Which leaves us with a mystery. Stocks are supposed to outgain bonds over three decades, particularly when their economies, as represented by GDP growth rates, have been outstanding. So, as well, has been the political news. By and large, the major emerging markets have been war-free, with stable governments. The conditions have been seemingly ideal—yet even when appraised generously, the equities from those countries have not been able to beat bonds. What happened?
That question I cannot fully answer. I will offer two partial responses, though. First, emerging-markets companies are better at booking revenues than profits. A few years ago, McKinsey & Company estimated that returns on invested capital were 50% higher for North American businesses than for their emerging-markets competitors. Second, honesty pays with investing.
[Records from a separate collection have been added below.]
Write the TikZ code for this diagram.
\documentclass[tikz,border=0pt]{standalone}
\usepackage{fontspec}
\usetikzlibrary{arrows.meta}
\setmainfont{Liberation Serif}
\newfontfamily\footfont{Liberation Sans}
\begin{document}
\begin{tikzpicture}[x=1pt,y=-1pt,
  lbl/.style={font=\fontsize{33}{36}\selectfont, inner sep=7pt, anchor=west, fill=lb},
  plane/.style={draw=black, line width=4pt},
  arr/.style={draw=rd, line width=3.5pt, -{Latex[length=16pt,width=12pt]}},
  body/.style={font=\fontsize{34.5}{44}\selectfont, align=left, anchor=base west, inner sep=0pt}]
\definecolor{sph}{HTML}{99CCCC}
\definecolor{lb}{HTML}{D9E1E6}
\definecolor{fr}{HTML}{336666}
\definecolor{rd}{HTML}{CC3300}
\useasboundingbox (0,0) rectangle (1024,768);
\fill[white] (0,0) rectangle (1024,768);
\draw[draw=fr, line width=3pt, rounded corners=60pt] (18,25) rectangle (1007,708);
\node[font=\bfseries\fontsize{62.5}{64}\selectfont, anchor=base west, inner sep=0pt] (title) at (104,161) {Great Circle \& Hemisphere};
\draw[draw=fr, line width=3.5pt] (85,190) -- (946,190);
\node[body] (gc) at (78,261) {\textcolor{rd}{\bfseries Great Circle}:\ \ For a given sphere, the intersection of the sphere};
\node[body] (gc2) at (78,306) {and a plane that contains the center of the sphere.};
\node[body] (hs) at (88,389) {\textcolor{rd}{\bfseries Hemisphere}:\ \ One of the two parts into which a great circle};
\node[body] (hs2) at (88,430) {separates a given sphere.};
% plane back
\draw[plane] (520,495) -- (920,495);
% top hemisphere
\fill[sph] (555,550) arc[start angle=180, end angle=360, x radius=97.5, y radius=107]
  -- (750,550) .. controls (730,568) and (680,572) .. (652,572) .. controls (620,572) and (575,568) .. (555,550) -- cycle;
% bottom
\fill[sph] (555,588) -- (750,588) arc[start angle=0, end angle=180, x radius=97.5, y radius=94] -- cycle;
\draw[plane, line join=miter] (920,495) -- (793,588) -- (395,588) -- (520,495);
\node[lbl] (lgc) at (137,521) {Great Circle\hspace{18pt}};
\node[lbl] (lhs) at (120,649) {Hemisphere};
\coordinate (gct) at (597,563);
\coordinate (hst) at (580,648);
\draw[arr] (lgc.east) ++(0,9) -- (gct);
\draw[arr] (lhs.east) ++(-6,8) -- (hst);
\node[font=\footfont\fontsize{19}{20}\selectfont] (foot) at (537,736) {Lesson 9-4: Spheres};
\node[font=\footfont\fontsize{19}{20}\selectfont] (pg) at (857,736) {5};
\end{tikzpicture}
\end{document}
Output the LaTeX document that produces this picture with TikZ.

In general, countries that score well on Transparency International’s Corruption Perceptions Index have enjoyed higher stock market returns. Few of those nations are emerging.
Looking Forward
History may not repeat. The dollar could weaken, the price/earnings ratios for emerging-markets stocks could rise, and profit margins could strengthen. For those reasons and more, many investment forecasters now expect emerging-markets stocks to outgain their developed-market rivals. Perhaps. Unfortunately, such claims are not new. For many years now, emerging-markets optimists have issued such prophecies. They have yet to transpire.
Eventually, emerging-markets equities will recover from their funk. Whether that makes the asset class worth owning is, however, another story. I remain skeptical.